The heart of the issue is the use of novel nanotechnology to weaponize the spores after they were produced.
This appears to be an unjustified conclusion, based on the evidence that I'm aware of anyway. To scientifically differentiate between naturally occurring silicate structures and nano-tech could be very difficult, and would at least require additional studies which have not been released, if they have been done.
Please keep in mind, if multiple grams of product for inhalation were the product of a pharmaceutical company, it would very possibly represent millions of dollars of product if it were in a quality ready for market.
Well, that does depend a bit on the product, doesn't it? I mean, if you want to isolate some aspirin from willow bark, grind it up really fine and put it in an envelope, it probably won't cost very much. The FDA requirements, not to mention the requirements of stockholders, are stringent, which does make it very expensive to develop, produce and market new drugs. On the other hand, the physical production costs are usually only a fraction of the total costs. This is why generic drugs are cheaper, not to mention drugs from Canada. The production costs of anthrax spores just aren't that big. Remember, the Russians made TONS of it.
I believe that this implies that someone made a huge investment in the production of the weaponized anthrax used, and that is why the scientific community as a whole stepped back from the issue.
Huh? As far as I can tell, someone made an investment, but there's no evidence that it was huge. Most of the anthrax was used up in the x-ray analysis, and there isn't much left for anyone to look at and determine whether it has been weaponized by advanced methods or it has been dried using the silica gel that comes in shoe boxes. What is available is under lock and key at the FBI so the 'scientific community' (to the extent that rivals form a community) doesn't have access to the samples needed to answer the question. The FBI has their own scientists, who draw their own conclusions from their own evidence. Some of them are very, very good. If you want to check for collusion in a grand plan, check on hiring and firing at the FBI. Maybe the scientific findings have been politicized.

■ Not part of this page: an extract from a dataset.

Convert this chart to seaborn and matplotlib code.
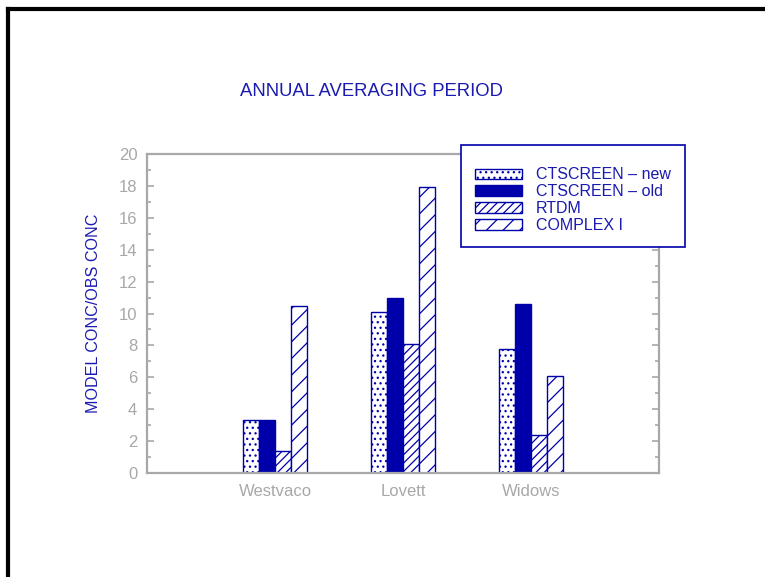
import matplotlib
matplotlib.use("Agg")
import matplotlib.pyplot as plt
import seaborn as sns
import pandas as pd
from matplotlib.patches import Patch
from matplotlib.lines import Line2D

# Sites and model/observed concentration ratios
sites = ["Westvaco", "Lovett", "Widows"]
models = ["CTSCREEN \u2013 new", "CTSCREEN \u2013 old", "RTDM", "COMPLEX I"]
ctscreen_new = [3.3, 10.1, 7.8]
ctscreen_old = [3.3, 11.0, 10.6]
rtdm = [1.4, 8.1, 2.4]
complex_i = [10.5, 17.9, 6.1]
y_ticks = [0, 2, 4, 6, 8, 10, 12, 14, 16, 18, 20]

BLUE = "#0000AA"
TEXT_BLUE = "#1A1AB0"
GREY = "#A8A8A8"

sns.set_style("white")
plt.rcParams["font.family"] = ["Liberation Sans", "DejaVu Sans"]
plt.rcParams["hatch.linewidth"] = 0.9

df = pd.DataFrame({
    "site": sites * 4,
    "model": [m for m in models for _ in sites],
    "ratio": ctscreen_new + ctscreen_old + rtdm + complex_i,
})

fig = plt.figure(figsize=(7.65, 5.77), dpi=100)
ax = fig.add_axes([147 / 765, 1 - 473 / 577, 512 / 765, 319 / 577])

sns.barplot(data=df, x="site", y="ratio", hue="model", order=sites,
            hue_order=models, width=0.5, gap=0, ax=ax, legend=False,
            errorbar=None)

styles = [
    dict(facecolor="white", hatch="..."),
    dict(facecolor=BLUE, hatch=None),
    dict(facecolor="white", hatch="////"),
    dict(facecolor="white", hatch="//"),
]
for container, st in zip(ax.containers, styles):
    for bar in container:
        bar.set_facecolor(st["facecolor"])
        bar.set_edgecolor(BLUE)
        bar.set_linewidth(1.0)
        if st["hatch"]:
            bar.set_hatch(st["hatch"])

ax.set_xlim(-1, 3)
ax.set_ylim(0, 20)
ax.set_yticks(y_ticks)
ax.set_yticks(range(1, 20, 2), minor=True)
ax.set_xlabel("")
ax.set_ylabel("MODEL CONC/OBS CONC", color=TEXT_BLUE, fontsize=11.6, labelpad=13)

for s in ax.spines.values():
    s.set_color(GREY)
    s.set_linewidth(1.6)
    s.set_visible(True)

ax.tick_params(axis="y", which="both", direction="in", left=True, right=True,
               color=GREY, width=1.2, labelcolor=GREY, labelsize=12, pad=7)
ax.tick_params(axis="y", which="major", length=5)
ax.tick_params(axis="y", which="minor", length=3)
ax.tick_params(axis="x", length=0, labelcolor=GREY, labelsize=12, pad=8)

fig.text(372 / 765, 1 - 91 / 577, "ANNUAL AVERAGING PERIOD", color=TEXT_BLUE,
         fontsize=13.3, ha="center", va="center")

handles = [Patch(label=m, **{k: v for k, v in st.items()}, edgecolor=BLUE,
                 linewidth=1.0) for m, st in zip(models, styles)]
leg = fig.legend(handles=handles, loc="upper left",
                 bbox_to_anchor=(461 / 765, 1 - 145 / 577),
                 fontsize=11.5, handlelength=3.0, handleheight=0.65,
                 handletextpad=0.85, labelspacing=0.12, borderpad=0.85,
                 borderaxespad=0, frameon=True, fancybox=False,
                 title=" ", title_fontsize=6)
frame = leg.get_frame()
frame.set_edgecolor(BLUE)
frame.set_linewidth(1.2)
frame.set_facecolor("white")
frame.set_alpha(1)
for t in leg.get_texts():
    t.set_color(TEXT_BLUE)

# Page border along the top and left edges
fig.add_artist(Line2D([8 / 765, 8 / 765], [0, 1 - 9 / 577], color="black",
                      linewidth=3, transform=fig.transFigure,
                      solid_capstyle="projecting"))
fig.add_artist(Line2D([8 / 765, 1], [1 - 9 / 577, 1 - 9 / 577], color="black",
                      linewidth=3, transform=fig.transFigure,
                      solid_capstyle="projecting"))

fig.savefig("out.png", dpi=100, facecolor="white")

Perhaps you would also be interested to know that much of 'nanotech' is inspired by natural forms, like the tiny shells of foraminiferae, the layered structure of a clam shell, and the complicated spinning of spider silk. The layered structure of a bacillus spore is another candidate, which has not been well studied. It turns out that we don't have really good scientific tools for dissecting the structure of things at nano-scale. It's one of the current challenges of nanotech. Whether the natural coating of Ames strain anthrax, when grown under lab conditions, contains traces of silica is unknown, so how can the scientific community comment on it with anything less speculative than the journalistic nonsense that Glenn's pointing out?